Een zeer zuinige vorm van verwarmen is infraroodverwarming. Je bespaart flink op je energiekosten. Benieuwd hoe het werkt? Je leest het in dit artikel.
Door middel van infraroodstraling wordt op een belangrijke, natuurlijke wijze warmte overgebracht. Infraroodverwarming wordt tot nu toe nog weinig toegepast. Het effect van infraroodstraling is direct merkbaar. Net zoals op een zonnige dag voorwerpen die in de zon liggen warm zijn. Infraroodverwarming heeft verschillende voordelen. Eén van de belangrijkste is dat de lucht niet wordt opgewarmd, maar alle andere dingen die in aanraking met de zonnestralen komen. Deze geven vervolgens weer warmte af. Zo gaat er geen warmte verloren.

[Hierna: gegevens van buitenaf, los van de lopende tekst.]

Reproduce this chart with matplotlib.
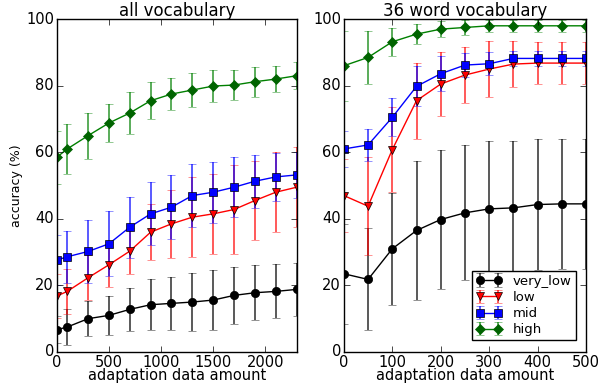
import matplotlib
matplotlib.use("Agg")
import matplotlib.pyplot as plt

# all vocabulary
x_all = [0, 100, 300, 500, 700, 900, 1100, 1300, 1500, 1700, 1900, 2100, 2300]
all_very_low = [6.7, 7.5, 10.0, 11.0, 12.8, 14.2, 14.6, 15.0, 15.6, 17.0, 17.8, 18.2, 18.8]
all_very_low_err = [4.0, 5.5, 5.3, 5.8, 6.5, 7.7, 8.0, 8.8, 9.0, 8.5, 8.3, 8.1, 8.0]
all_low = [16.8, 18.2, 22.3, 26.2, 30.3, 36.0, 38.5, 40.5, 41.5, 42.8, 45.5, 48.0, 49.5]
all_low_err = [6.5, 6.7, 6.7, 6.8, 7.0, 8.5, 10.2, 12.0, 12.0, 13.3, 12.0, 12.0, 12.0]
all_mid = [27.6, 28.6, 30.2, 32.5, 37.5, 41.5, 43.5, 47.0, 48.0, 49.5, 51.3, 52.6, 53.2]
all_mid_err = [7.5, 7.8, 9.4, 9.8, 9.2, 9.5, 9.6, 9.5, 9.2, 9.0, 8.0, 7.3, 7.0]
all_high = [58.5, 61.0, 65.0, 68.8, 71.8, 75.5, 77.5, 78.7, 79.9, 80.2, 81.2, 82.0, 83.0]
all_high_err = [8.0, 7.6, 6.9, 5.6, 6.3, 5.5, 4.9, 5.2, 4.8, 4.5, 4.5, 3.9, 4.0]

# 36 word vocabulary
x_36 = [0, 50, 100, 150, 200, 250, 300, 350, 400, 450, 500]
w36_very_low = [23.5, 21.8, 31.0, 36.5, 39.8, 41.8, 43.0, 43.3, 44.3, 44.5, 44.5]
w36_very_low_err = [15.0, 15.3, 16.8, 21.0, 21.0, 20.3, 20.4, 20.0, 19.6, 19.6, 19.6]
w36_low = [47.0, 43.8, 60.8, 75.5, 80.5, 83.2, 85.0, 86.5, 86.8, 86.8, 86.8]
w36_low_err = [11.0, 14.7, 12.7, 11.4, 9.5, 8.5, 8.3, 7.0, 6.3, 6.3, 6.3]
w36_mid = [61.0, 62.2, 70.5, 79.8, 83.6, 86.2, 86.6, 88.2, 88.2, 88.2, 88.2]
w36_mid_err = [5.3, 4.7, 5.7, 6.0, 5.2, 3.5, 3.5, 2.3, 2.3, 2.3, 2.3]
w36_high = [86.0, 88.5, 93.2, 95.5, 97.0, 97.5, 98.0, 98.0, 98.0, 98.0, 98.0]
w36_high_err = [10.5, 8.0, 4.2, 3.0, 2.5, 2.2, 1.8, 1.8, 1.8, 1.8, 1.8]

labels = ["very_low", "low", "mid", "high"]
colors = ["k", "r", "b", "g"]
markers = ["o", "v", "s", "D"]

plt.style.use("classic")
plt.rcParams["font.family"] = "DejaVu Sans"

fig = plt.figure(figsize=(5.98, 3.83), dpi=100)
fig.patch.set_facecolor("white")
ax1 = fig.add_axes([0.095, 0.081, 0.401, 0.869])
ax2 = fig.add_axes([0.575, 0.081, 0.405, 0.869])

panels = [
    (ax1, x_all, [all_very_low, all_low, all_mid, all_high],
     [all_very_low_err, all_low_err, all_mid_err, all_high_err], "all vocabulary", 2300),
    (ax2, x_36, [w36_very_low, w36_low, w36_mid, w36_high],
     [w36_very_low_err, w36_low_err, w36_mid_err, w36_high_err], "36 word vocabulary", 500),
]

for ax, xs, ys, errs, title, xmax in panels:
    for y, e, lab, c, m in zip(ys, errs, labels, colors, markers):
        mfc = "darkgreen" if c == "g" else c
        cont = ax.errorbar(xs, y, yerr=e, color=c, marker=m, markersize=6 if m != "D" else 5,
                           markerfacecolor=mfc, markeredgecolor="k" if m != "D" else "darkgreen",
                           ecolor=c, elinewidth=1.3, capsize=3, lw=1, label=lab)
        for cap in cont[1]:
            cap.set_alpha(0.6)
        for bar in cont[2]:
            bar.set_alpha(0.7)
    ax.set_xlim(0, xmax)
    ax.set_ylim(0, 100)
    ax.set_title(title, fontsize=12, pad=2)
    ax.set_xlabel("adaptation data amount", fontsize=10.5, labelpad=-1)
    ax.tick_params(labelsize=10.5, pad=2)

ax1.set_xticks([0, 500, 1000, 1500, 2000])
ax1.set_ylabel("accuracy (%)", fontsize=9, labelpad=2)
ax2.set_xticks([0, 100, 200, 300, 400, 500])

leg = ax2.legend(loc="lower right", numpoints=2, fontsize=9.5, handlelength=2.0,
                 borderpad=0.3, labelspacing=0.25, fancybox=False,
                 bbox_to_anchor=(0.985, 0.015))

fig.savefig("out.png", dpi=100)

Er zal 95 tot 100% van de gebruikte energie omgezet worden in bruikbare warmte. Er zijn tegenwoordig ook zelfdenkende infraroodpanelen. Deze panelen stellen zichzelf permanent bij. Als ze van de thermostaat regelmatig een seintje krijgen om aan te springen, zullen ze met meer vermogen straling afgeven, en omgekeerd. Vergeleken met klassieke verwarminssystemen is een infraroodverwarming veel zuiniger gebleken. Men kan bij infraroodverwarming 6 tot 7% energie per graad besparen ten opzichte van centrale verwarming. Bij infraroodverwarming gaat er namelijk nauwelijks energie verloren: je profiteert direct van de straling, die omgezet wordt in warmte. Wanneer de infraroodverwarming ingeschakeld wordt, zal je dat direct merken. Hierdoor heb je, bij een lagere temperatuur, sneller een behaaglijk gevoel. De temperatuur van de lucht zal geleidelijk aan stijgen doordat voorwerpen de opgenomen warmte langzaam weer afgeven aan de lucht. Om deze reden kan infraroodvewarming eerder uitgezet worden terwijl de lucht evengoed nog opgewarmd wordt.
Vocht- en schimmelplekken zorgen in een badkamer vaak voor ergernissen. Met infraroodverwarming heb je daar nu geen last meer van. Met infraroodverwarming worden de objecten in de ruimte namelijk verwarmd. Deze objecten (plafonds, meubels, muren enz.) absorberen deze straling en geven dit weer af aan de ruimte. Hierdoor zijn de objecten in de regel warmer dan de lucht met als gevolg dat het vocht in de lucht minder zal condenseren op deze objecten.